武田信玄も上杉謙信も、足利将軍には争いの仲裁をしてもらった恩もあります。

織田信長のように自分が支配者となるようなことはないと考えたのでしょう。

さらに武田信玄・上杉謙信ともに実力はあれども、領土は京都から遠くにあります。

松永久秀自身は、京都に近い大和国を支配下にすることで、足利将軍を支える重臣になろうとしたのです。

これまでのイメージと180度違う「忠臣・松永久秀」だったと考えられるのです。

まとめ:名茶器・平蜘蛛と最期は爆死がウソ?戦国三悪人・松永久秀の真の顔!

織田信長→豊臣秀吉→徳川家康と日本の支配者が変わる中で、足利将軍を否定することを正当化する必要があったのでしょう。

足利将軍の地位を狙った悪人・松永久秀を、織田信長が倒したということにしたかったのではないでしょうか。

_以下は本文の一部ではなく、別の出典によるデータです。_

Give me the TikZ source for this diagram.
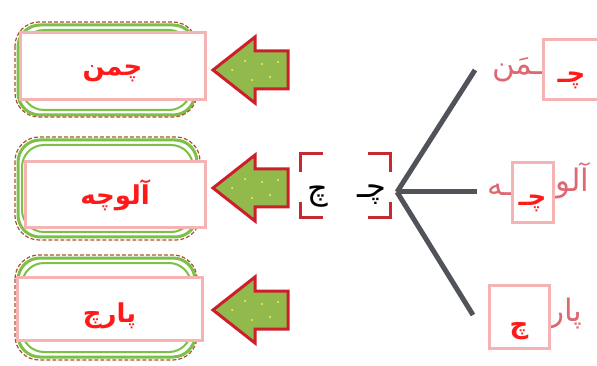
\documentclass[tikz,border=0pt]{standalone}
\usepackage{fontspec}
\newfontfamily\arabicfont[Script=Arabic]{DejaVu Sans}
\TeXXeTstate=1
\usepackage{xcolor}
\definecolor{wordred}{HTML}{FF1A1A}
\definecolor{boxpink}{HTML}{F5B3B3}
\definecolor{fadered}{HTML}{DD6872}
\definecolor{ovalgreen}{HTML}{7CC047}
\definecolor{ovalbrown}{HTML}{A8552F}
\definecolor{arrowgreen}{HTML}{92B94C}
\definecolor{arrowred}{HTML}{CC1F2B}
\definecolor{branchgray}{HTML}{50545A}
\definecolor{bracketred}{HTML}{C42A30}
\tikzset{
  wordbox/.style={draw=boxpink, line width=3pt, fill=white, inner sep=0pt,
    text=wordred, font=\arabicfont\bfseries\fontsize{26}{30}\selectfont},
  fadeword/.style={text=fadered, inner sep=0pt, font=\arabicfont\fontsize{31}{36}\selectfont},
  letter/.style={inner sep=0pt, font=\arabicfont\fontsize{32}{36}\selectfont},
  ovalline/.style={draw=ovalgreen, line width=3pt, rounded corners=22pt},
  ovaldash/.style={draw=ovalbrown, line width=1.2pt, dash pattern=on 4pt off 2pt, rounded corners=24pt},
  blockarrow/.style={fill=arrowgreen, draw=arrowred, line width=3pt, line join=miter},
  branch/.style={draw=branchgray, line width=5pt},
  bracket/.style={draw=bracketred, line width=3pt},
}

\begin{document}
\begin{tikzpicture}[x=1pt,y=-1pt]
    \useasboundingbox (0,0) rectangle (597,366);
    % green ovals
    \draw[ovalline] (18,25) rectangle (195,115);
    \draw[ovalline,line width=2pt] (22,30) rectangle (191,110);
    \draw[ovaldash] (15,22) rectangle (197,117);
    \draw[ovalline] (18,140) rectangle (197,237);
    \draw[ovalline,line width=2pt] (22,145) rectangle (193,232);
    \draw[ovaldash] (15,137) rectangle (200,240);
    \draw[ovalline] (18,258) rectangle (195,357);
    \draw[ovalline,line width=2pt] (22,263) rectangle (191,352);
    \draw[ovaldash] (15,255) rectangle (197,360);
    % word boxes
    \node[wordbox, minimum width=185pt, minimum height=67pt] (box1) at (112.5,66.5) {\raisebox{-9pt}[0pt][0pt]{\beginR چمن\endR}};
    \node[wordbox, minimum width=180pt, minimum height=66pt] (box2) at (115,195) {\raisebox{-10pt}[0pt][0pt]{\beginR آلوچه\endR}};
    \node[wordbox, minimum width=185pt, minimum height=63pt] (box3) at (109.5,308.5) {\raisebox{-14pt}[0pt][0pt]{\beginR پارچ\endR}};
    % block arrows
    \filldraw[blockarrow] (213,70) -- ++(42,-33) -- ++(0,14) -- ++(33,0) -- ++(0,38) -- ++(-33,0) -- ++(0,14) -- cycle;
    \filldraw[blockarrow] (213,188) -- ++(42,-33) -- ++(0,14) -- ++(33,0) -- ++(0,38) -- ++(-33,0) -- ++(0,14) -- cycle;
    \filldraw[blockarrow] (213,310) -- ++(42,-33) -- ++(0,14) -- ++(33,0) -- ++(0,38) -- ++(-33,0) -- ++(0,14) -- cycle;
    \foreach \c in {70,188,310}{
      \fill[yellow!60] (232,\c) circle (1pt) (245,\c-9) circle (1pt) (262,\c-6) circle (1pt)
        (270,\c+7) circle (1pt) (252,\c+10) circle (1pt) (278,\c-8) circle (1pt);
    }
    % letter in brackets
    \draw[bracket] (323,154) -- (300,154) -- (300,172);
    \draw[bracket] (300,202) -- (300,218) -- (323,218);
    \draw[bracket] (368,154) -- (390,154) -- (390,172);
    \draw[bracket] (390,202) -- (390,218) -- (368,218);
    \node[letter] (isol) at (318,197) {\beginR چ\endR};
    \node[letter] (init) at (372,195) {\beginR چـ\endR};
    % branches
    \coordinate (hub) at (397,192);
    \coordinate (endA) at (475,70);
    \coordinate (endB) at (477,192);
    \coordinate (endC) at (473,315);
    \draw[branch] (hub) -- (endA);
    \draw[branch] (hub) -- (endB);
    \draw[branch] (hub) -- (endC);
    % words with a gap
    \node[fadeword, anchor=east] (restA) at (543,70) {\beginR ـمَن\endR};
    \node[fadeword, anchor=west] (headB) at (555,181) {\beginR آلو\endR};
    \node[fadeword, anchor=east] (restB) at (513,190) {\beginR ـه\endR};
    \node[fadeword, anchor=west] (headC) at (549,314) {\beginR پار\endR};
    \node[wordbox, minimum width=57pt, minimum height=60pt] (gap1) at (571.5,70) {\raisebox{-13pt}[0pt][0pt]{\beginR چـ\endR}};
    \node[wordbox, minimum width=41pt, minimum height=60pt] (gap2) at (532.5,193) {\raisebox{-13pt}[0pt][0pt]{\beginR چـ\endR}};
    \node[wordbox, minimum width=60pt, minimum height=63pt] (gap3) at (519,316.5) {\raisebox{-17pt}[0pt][0pt]{\beginR چ\endR}};
\end{tikzpicture}
\end{document}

そして、正しい天下統一の継承者が徳川家康であるというオチになっているのでしょう。

松永久秀が忠義に厚い人物では、辻褄(つじつま)が合わなくなってしまうのです。

“悪人・松永久秀”に仕立てるために、三好家乗っ取り・将軍暗殺・大仏焼き払いという大罪を負わせることにしたのです。

かなりの名プロデューサーがいたものです。

松永久秀にとっては敵であった筒井順慶の家臣だった島左近の言葉が残されています。

「今どきのものには、明智光秀や松永久秀のような決断力に欠けている。」

島左近は関ヶ原の戦いで西軍の指揮をとって石田光成の重臣だった人物です。

松永久秀が、明智光秀並みの能力を備えていた評価の高い人物だったということですね。